01 February 2013

COLUMBIA, Feb 1, 2003 

I stare awestruck at the sight of Columbia streaking and tumbling and crumbling like a meteor across an indigo background, its pieces flashing and sparkling like so many diamonds in the sky. My mind’s eye replays other such scenes, scenes of people with the right stuff carrying the hopes and dreams of humanity to a sad but temporary end - Apollo 1, Soyuz 1, Soyuz 11, Challenger.

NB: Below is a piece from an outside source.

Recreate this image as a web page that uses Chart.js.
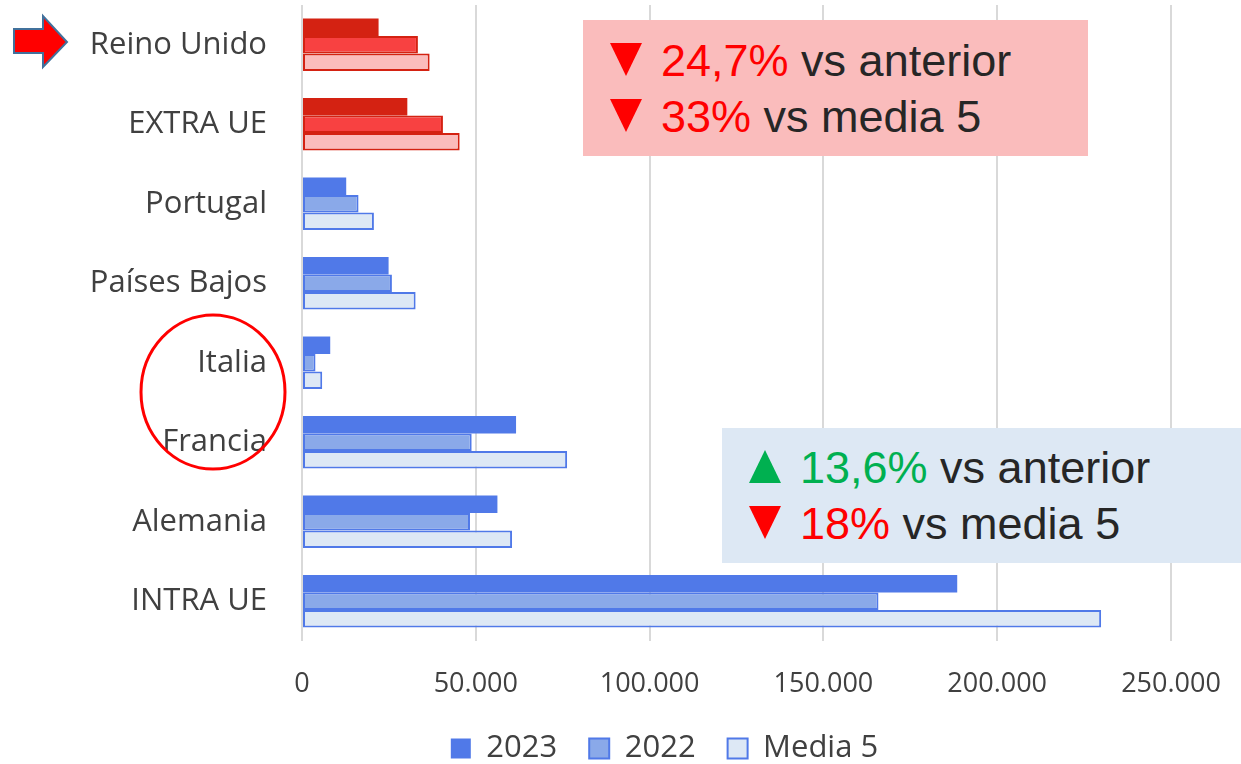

Challenger and Columbia, star-crossed vessels holding the family of man in their wombs, their spectacular yet starkly shortened paths across the heavens will forever be etched in our collective memory. 

I drift back in time and see a little boy sitting for hours and days in a nearly-empty library devouring every book about space adventures, travel and exploration in distant exotic worlds, every book written by Asimov, Bradbury, Heinlein, Clarke and others, and I think - no, I know - there were other little ones just like him, in other libraries in other towns, others who made it. Others who had the dream and vision and were able to make it come true and I, having taken a different path, I envy them. 

Oh how I do so envy them. 

Even now in the face of another reminder that no matter how hard we try, if we don’t get it right, nature cannot and will not be fooled. As always when things go wrong, there are those who say we should leave space alone, we shouldn’t go there, it’s too dangerous, we don’t belong there, we need to fix problems here first. They who just don’t understand – correct to a point, they don't or can't see the greater vision. Trite as it sounds, space truly is the last frontier left for man to explore. We must do it - we are meant to go there. We are on the verge of a greater diaspora than humanity has ever seen. Yes of course space exploration is risky and fraught with danger. Yes of course there have been close calls and people have died, and most likely they won’t be the last. It is the nature of exploring a hostile environment while depending upon less-than-foolproof machines and technology. Those who have the chance to go, they know and understand this. 

But you know what? It is a certainty that each and every one of our intrepid spacefarers would not have it any other way. Each and every one of them died while living their dream, as I would if I were able. It would be a grave dishonor to those lost if we were to give up now. It is our responsibility to find out what went wrong, to fix it, and to continue the quest. We MUST continue, for the stars beckon us. As surely as the unknown seas beckoned to Columbus and Magellan, the stars call to us. Like the sirens to Ulysses the stars cry out to us and, like it or not, however long it may take we cannot resist them. It is our nature, it is our instinct - we are compelled to explore, to discover new places to live and work and survive, and to take all of humankind along if only in our own dreams or thoughts. 

We must continue the quest, for it is our destiny.